Pourquoi ce seuil ? Pourquoi cette limite entre les entreprises de plus de cinq employés et les entreprises de moins de cinq employés ? Tout simplement parce que d'abord il s'agit d'un élément numérique. En effet, pour obtenir l'extension d'une convention collective de travail jusqu'aux mesures accompagnant la libre circulation des personnes, il conviendra bien évidemment de compter sur une majorité d'entreprises, une majorité d'emplois couverts par convention. Eh bien, force était de constater que pour les partenaires en présence, il fut impossible de descendre plus bas dans les effectifs, et, donc, plus loin dans la couverture des entreprises couvertes par la convention-cadre de travail ! C'est le premier point.

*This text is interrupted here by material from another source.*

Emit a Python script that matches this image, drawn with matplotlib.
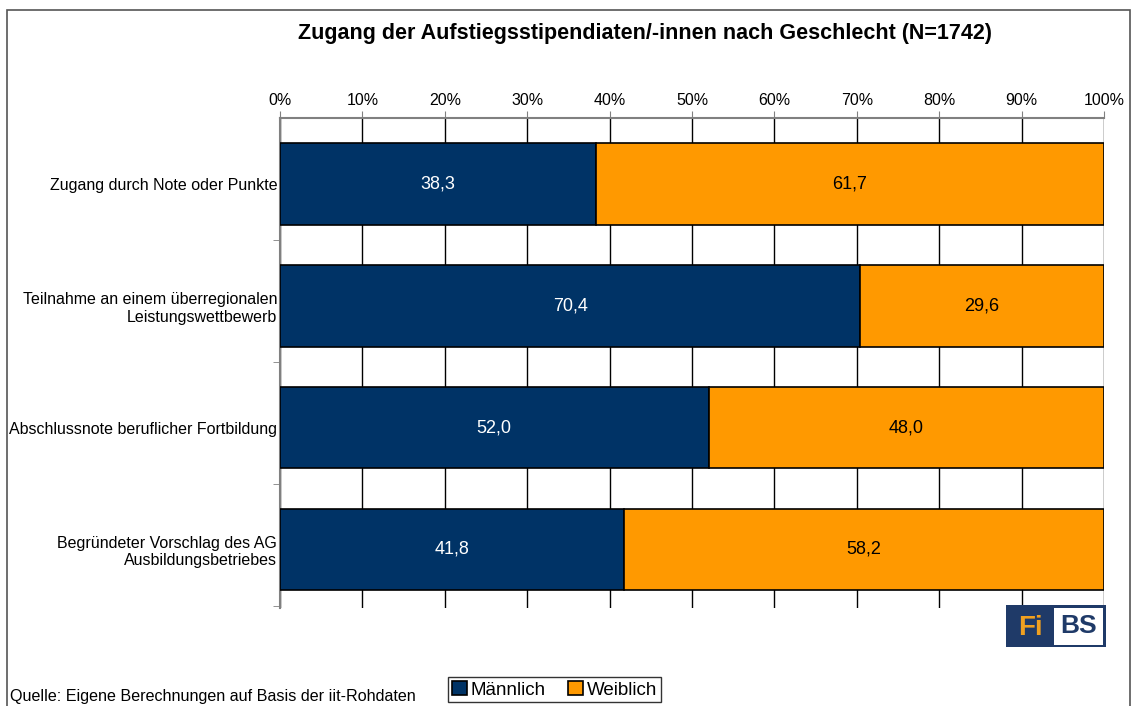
import matplotlib
matplotlib.use("Agg")
import matplotlib.pyplot as plt
import matplotlib.patches as mpatches
import numpy as np

plt.rcParams["font.family"] = ["Liberation Sans", "DejaVu Sans"]

CATEGORIES = [
    "Zugang durch Note oder Punkte",
    "Teilnahme an einem überregionalen\nLeistungswettbewerb",
    "Abschlussnote beruflicher Fortbildung",
    "Begründeter Vorschlag des AG\nAusbildungsbetriebes",
]
MAENNLICH = [38.3, 70.4, 52.0, 41.8]
WEIBLICH = [61.7, 29.6, 48.0, 58.2]
X_TICKS = [0, 10, 20, 30, 40, 50, 60, 70, 80, 90, 100]

NAVY = "#003366"
ORANGE = "#FF9900"

fig = plt.figure(figsize=(11.37, 7.06), dpi=100)
ax = fig.add_axes([0.2463, 0.1388, 0.7247, 0.6941])

y = np.arange(len(CATEGORIES))
h = 0.67
bm = ax.barh(y, MAENNLICH, height=h, color=NAVY, edgecolor="black", lw=1.2,
             label="Männlich", zorder=3)
bw = ax.barh(y, WEIBLICH, left=MAENNLICH, height=h, color=ORANGE,
             edgecolor="black", lw=1.2, label="Weiblich", zorder=3)

for i in range(len(CATEGORIES)):
    ax.text(MAENNLICH[i] / 2, y[i], f"{MAENNLICH[i]:.1f}".replace(".", ","),
            ha="center", va="center", color="white", fontsize=13, zorder=4)
    ax.text(MAENNLICH[i] + WEIBLICH[i] / 2, y[i],
            f"{WEIBLICH[i]:.1f}".replace(".", ","),
            ha="center", va="center", color="black", fontsize=13, zorder=4)

ax.set_xlim(0, 100)
ax.set_ylim(3.48, -0.54)
ax.xaxis.tick_top()
ax.set_xticks(X_TICKS)
ax.set_xticklabels([f"{t}%" for t in X_TICKS], fontsize=11.5)
ax.tick_params(axis="x", length=5, color="#808080", pad=2)
ax.grid(True, axis="x", color="black", lw=1, zorder=0)

ax.set_yticks(y)
ax.set_yticklabels(CATEGORIES, fontsize=11.5, ha="right")
ax.tick_params(axis="y", length=0, pad=2)
ax.set_yticks(np.arange(len(CATEGORIES)) + 0.46, minor=True)
ax.tick_params(axis="y", which="minor", length=5, color="#808080")

for s in ["right", "bottom"]:
    ax.spines[s].set_visible(False)
for s in ["top", "left"]:
    ax.spines[s].set_color("#808080")
    ax.spines[s].set_linewidth(1.5)

fig.text(0.567, 0.953, "Zugang der Aufstiegsstipendiaten/-innen nach Geschlecht (N=1742)",
         ha="center", va="center", fontsize=15.5, fontweight="bold")

fig.legend(handles=[bm, bw], labels=["Männlich", "Weiblich"], loc="center",
           bbox_to_anchor=(0.488, 0.023), ncol=2, frameon=True, fancybox=False,
           edgecolor="black", fontsize=13.5, handlelength=0.8, handleheight=0.8,
           handletextpad=0.2, columnspacing=1.2, borderpad=0.2)

fig.text(0.009, 0.013, "Quelle: Eigene Berechnungen auf Basis der iit-Rohdaten",
         ha="left", va="center", fontsize=11.6)

# figure frame
fig.add_artist(mpatches.Rectangle((0.006, -0.01), 0.988, 0.996,
                                  transform=fig.transFigure, fill=False,
                                  edgecolor="#555555", lw=1.2))

# FiBS logo
lx, ly, lw_, lh = 0.885, 0.083, 0.088, 0.060
fig.add_artist(mpatches.Rectangle((lx, ly), lw_, lh, transform=fig.transFigure,
                                  facecolor="#1F3A68", edgecolor="none"))
fig.add_artist(mpatches.Rectangle((lx + 0.042, ly + 0.004), 0.043, lh - 0.008,
                                  transform=fig.transFigure, facecolor="white",
                                  edgecolor="none"))
fig.text(lx + 0.021, ly + lh / 2 - 0.003, "Fi", ha="center", va="center",
         color="#F0A020", fontsize=20, fontweight="bold")
fig.text(lx + 0.0635, ly + lh / 2, "BS", ha="center", va="center",
         color="#1F3A68", fontsize=19, fontweight="bold")

fig.savefig("out.png", dpi=100)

Deuxième point. Souvent, apparaît la préoccupation de la protection du petit commerce. On nous dit très souvent, à la fois en termes de qualité de services et en termes de qualité des rapports de travail, que c'est différent dans les petits commerces, car une certaine convivialité et une certaine proximité dans le service ne permettent pas exactement de se mesurer aux grands groupes. Et, dans ce sens, la limite numérique se trouve additionnée à une logique reconnue pratiquement par tout le monde : distinguer le petit commerce et lui laisser quelques avantages en termes d'atouts par rapport aux grands groupes et par rapport à la concentration que nous connaissons.

Eu égard à ces deux points, nous soutenons ce projet de loi en ajoutant néanmoins une chose - ce sera ma conclusion, puisqu'il ne faut pas dépasser les cinq minutes en débat de préconsultation - tout l'accord repose sur très exactement trois points :

- le premier point : une déréglementation mesurée. Le projet ne devra pas subir de variation;

- deuxième point : une convention-cadre qui devra être étendue;

- troisième point comme la mobilisation syndicale l'a montré : un protocole d'accord qui permette de maintenir les conventions collectives de travail existantes.

Or, aujourd'hui, d'importantes négociations sont en cours et rien ne dit que nous n'arrivions pas à une situation de conflits ou de démantèlement. Nous n'avons aujourd'hui aucune garantie à cet égard !

Forts de ces éléments, nous soutiendrons le travail qui ressortira à la fois des commissions et, également, des partenaires sociaux, en restant très attentifs au sort des vendeuses et vendeurs qui ne devront pas subir de détérioration de leurs conditions de travail avec ce projet de loi. 

M. Carlo Lamprecht. J'aimerais tout d'abord ici remercier les partenaires sociaux qui, après de longues discussions, difficiles, sont finalement arrivés à un accord le 21 décembre dernier. Cet accord donne à la fois un certain oxygène à l'ouverture des magasins et en même temps - vous l'avez dit - offre une protection sociale qui était très attendue. Cette protection sociale concerne environ sept mille personnes, et va donc améliorer leurs conditions de travail. Cela est d'autant plus important que le Tribunal fédéral a rappelé, dans son arrêt de 1997, que les dispositions de protection sociale figurant dans l'actuelle LHFM n'avaient aucune portée.

La modération de ces heures d'ouverture a été évoquée tout à l'heure, un équilibre a ainsi pu être trouvé. Je suis pour ma part très heureux que ce projet soit renvoyé en commission : je pourrai vous donner tous les détails pour que cet accord puisse être réalisé.  

Ce projet est renvoyé à la commission de l'économie.